Murió con el esmoquin puesto
A Arturo Fernández se le recordará por la emanación de optimismo y desenvoltura que le acompañaba
En los últimos años de su vida Arturo Fernández sufría fuertes dolores de espalda que le tenían martirizado. Pero, según él, en cuanto subía al escenario el dolor milagrosamente desaparecía hasta el final de la función, invariablemente coronada por los aplausos de un público fiel y numeroso que le adoraba. Recuerdo una escena en Los hombres no mienten cuando en medio de una escena de discusión marital (la discusión era típica del teatro que practicaba: a propósito de cuántas veces el personaje que él interpretaba le había puesto los cuernos a su esposa, y cuántas se los había puesto ella a él), Arturo se sacaba la chaqueta y la dejaba cuidadosamente sobre el respaldo de un sofá, mientras le decía a su esposa: “Espera, chatina, deja que cuelgue bien esta americana, que es muy cara, esta americana vale mucho, mucho más que nuestra conversación”. Fui tres veces a ver esa obra solo para escuchar esta frase que escrita así acaso suena sosa pero con aquella gracia suya que no se podía aguantar, aquella gracia con que interpretaba una y otra vez el mismo papel de seductor desvalido, me dejaba boquiabierto entre las grandes carcajadas del respetable.
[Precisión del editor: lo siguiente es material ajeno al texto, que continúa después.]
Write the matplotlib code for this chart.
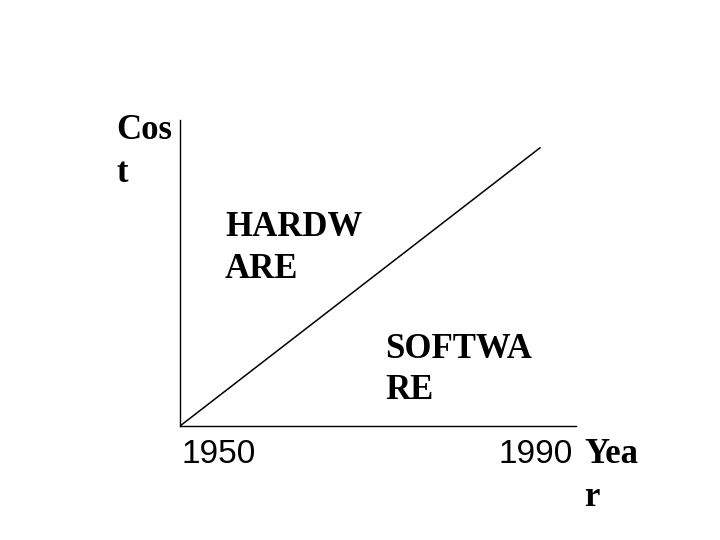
import matplotlib
matplotlib.use('Agg')
import matplotlib.pyplot as plt

# cost line, hardware vs software
years = [1950, 1990]
cost = [0, 1]
year_labels = ['1950', '1990']

serif = dict(family='Liberation Serif', weight='bold', fontsize=25)
sans = dict(family='Liberation Sans', fontsize=24)

fig = plt.figure(figsize=(7.2, 5.4), dpi=100)
ax = fig.add_axes([180 / 720, 1 - 426 / 540, 396 / 720, 306 / 540])

ax.plot(years, cost, color='black', lw=1.1)
ax.set_xlim(1950, 1994)
ax.set_ylim(0, 1.1)

for s in ['top', 'right']:
    ax.spines[s].set_visible(False)
for s in ['left', 'bottom']:
    ax.spines[s].set_linewidth(1.0)
ax.set_xticks([])
ax.set_yticks([])

def px(x, y):
    return x / 720, 1 - y / 540

fig.text(*px(116, 114), 'Cos\nt', va='top', ha='left', linespacing=1.4, **serif)
fig.text(*px(225, 211), 'HARDW\nARE', va='top', ha='left', linespacing=1.35, **serif)
fig.text(*px(385, 333), 'SOFTWA\nRE', va='top', ha='left', linespacing=1.32, **serif)
fig.text(*px(584, 438), 'Yea\nr', va='top', ha='left', linespacing=1.4, **serif)

fig.text(*px(181, 439), year_labels[0], va='top', ha='left', **sans)
fig.text(*px(573, 439), year_labels[1], va='top', ha='right', **sans)

fig.savefig('out.png', dpi=100, facecolor='white')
A pesar de aquellos dolores de espalda nunca quiso retirarse, despedirse. “El teatro es lo que me da vida”, decía. Y de hecho solo había otro espectáculo que a sus ojos pudiera casi competir con el teatro: el fútbol.
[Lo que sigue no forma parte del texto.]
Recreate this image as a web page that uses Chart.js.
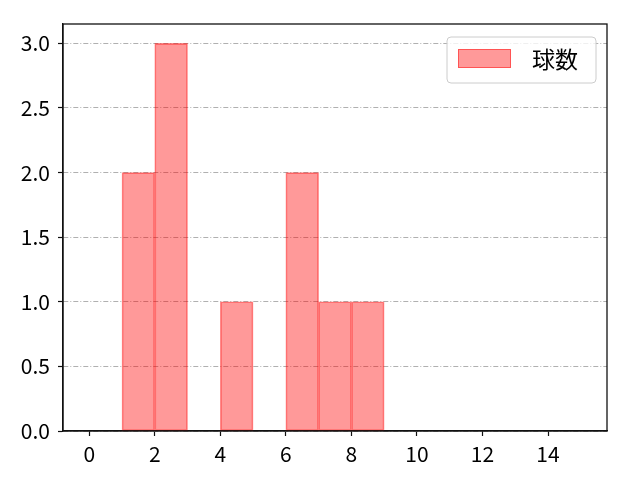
<!DOCTYPE html>
<html>
<head>
<meta charset="utf-8">
<script src="https://cdn.jsdelivr.net/npm/chart.js@4"></script>
<style>
  html, body { margin: 0; padding: 0; background: #fff; }
  #wrap { width: 640px; height: 480px; }
</style>
</head>
<body>
<div id="wrap"><canvas id="hist-chart"></canvas></div>
<script>
var binStarts = [1, 2, 3, 4, 5, 6, 7, 8];
var counts = [2, 3, 0, 1, 0, 2, 1, 1];
var xTicks = [0, 2, 4, 6, 8, 10, 12, 14];
var yTicks = [0, 0.5, 1.0, 1.5, 2.0, 2.5, 3.0];
var seriesLabel = '球数';

var points = binStarts.map(function (s, i) {
  return { x: s + 0.5, y: counts[i] };
});

var tickFont = { family: "'Noto Sans CJK JP', 'DejaVu Sans', sans-serif", size: 21 };

// frame on all four sides, like matplotlib spines
var framePlugin = {
  id: 'frame',
  afterDraw: function (chart) {
    var a = chart.chartArea, ctx = chart.ctx;
    ctx.save();
    ctx.strokeStyle = '#111';
    ctx.lineWidth = 1.3;
    ctx.strokeRect(a.left, a.top, a.right - a.left, a.bottom - a.top);
    ctx.restore();
  }
};

// legend box in the top-right corner of the plot
var legendPlugin = {
  id: 'innerLegend',
  afterDraw: function (chart) {
    var a = chart.chartArea, ctx = chart.ctx;
    var ds = chart.data.datasets[0];
    var w = 149, h = 46;
    var x = a.right - 11 - w, y = a.top + 13;
    ctx.save();
    ctx.beginPath();
    ctx.roundRect(x, y, w, h, 4);
    ctx.fillStyle = 'rgba(255,255,255,0.8)';
    ctx.fill();
    ctx.strokeStyle = '#cccccc';
    ctx.lineWidth = 1;
    ctx.stroke();
    ctx.fillStyle = ds.backgroundColor;
    ctx.fillRect(x + 11, y + 12, 53, 19);
    ctx.strokeStyle = ds.borderColor;
    ctx.strokeRect(x + 11.5, y + 12.5, 52, 18);
    ctx.fillStyle = '#000';
    ctx.font = "23px 'Noto Sans CJK JP', sans-serif";
    ctx.textBaseline = 'middle';
    ctx.fillText(ds.label, x + 85, y + 22);
    ctx.restore();
  }
};

var context = document.getElementById('hist-chart').getContext('2d');
var chart = new Chart(context, {
  type: 'bar',
  data: {
    datasets: [
      {
        label: seriesLabel,
        data: points,
        backgroundColor: 'rgba(255,0,0,0.4)',
        borderColor: 'rgba(255,0,0,0.45)',
        borderWidth: 1,
        borderSkipped: false,
        barPercentage: 1,
        categoryPercentage: 1,
      }
    ],
  },
  options: {
    animation: false,
    responsive: true,
    maintainAspectRatio: false,
    layout: {
      padding: { left: 0, top: 24, right: 33, bottom: 0 }
    },
    plugins: {
      legend: { display: false },
      tooltip: { enabled: false },
    },
    scales: {
      x: {
        type: 'linear',
        offset: false,
        min: -0.8,
        max: 15.8,
        afterBuildTicks: function (axis) {
          axis.ticks = xTicks.map(function (v) { return { value: v }; });
        },
        afterFit: function (axis) { axis.height = 49; },
        grid: {
          offset: false,
          drawOnChartArea: false,
          tickLength: 5,
          tickColor: '#111',
          tickWidth: 1.2,
        },
        border: { color: '#111', width: 1.3 },
        ticks: {
          color: '#000',
          font: tickFont,
          padding: 5,
          maxRotation: 0,
          autoSkip: false,
        }
      },
      y: {
        min: 0,
        max: 3.15,
        afterBuildTicks: function (axis) {
          axis.ticks = yTicks.map(function (v) { return { value: v }; });
        },
        afterFit: function (axis) { axis.width = 63; },
        grid: {
          color: '#b0b0b0',
          lineWidth: 1,
          tickLength: 5,
          tickColor: '#111',
          tickWidth: 1.2,
          tickBorderDash: [],
        },
        border: { color: '#111', width: 1.3, dash: [5, 2, 1, 2] },
        ticks: {
          color: '#000',
          font: tickFont,
          padding: 8,
          callback: function (v) { return v.toFixed(1); }
        }
      }
    },
  },
  plugins: [framePlugin, legendPlugin]
});
</script>
</body>
</html>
Una de las épocas más satisfactorias de su vida, contaba, fue el verano de un campeonato mundial de fútbol durante el que él representaba en un teatro de Marbella una de esas obras de “alta comedia” (término que le gustaba, por discutible que sea). “Durante todo el día, con las persianas bajadas y el aire acondicionado puesto, me estaba en mi habitación del hotel viendo en el televisor partido tras partido de fútbol de las selecciones nacionales. Y luego, ya hacia las siete de la tarde, me iba al teatro, a pasármelo bomba y recoger los aplausos del público. Al acabar el verano le dije a mi mujer: ¡Marbella es maravillosa! ¡Tenemos que comprarnos aquí una casa!” Y así lo hizo sin haber visto de Marbella más que su hotel y el teatro. A Arturo Fernández le gustaba contar anécdotas como ésta, o como los apuros que pasaba cuando iba a su casa de visita un amigo sacerdote y casualmente coincidía con otro amigo que era un tremendo comecuras. Era un fabuloso y generoso narrador oral. No es que fuera el mejor actor del mundo pero tenía algo mejor, un carisma particular. Se le recordará por Truhanes, por la deliciosa serie televisiva La casa de los líos, y por esa emanación de optimismo y desenvoltura que le acompañaba. Esa idea de la vida como una cosa fácil y casi regalada, que él encarnaba con su encanto simple pero irresistible, con aquella elegancia convencional que le sentaba divinamente.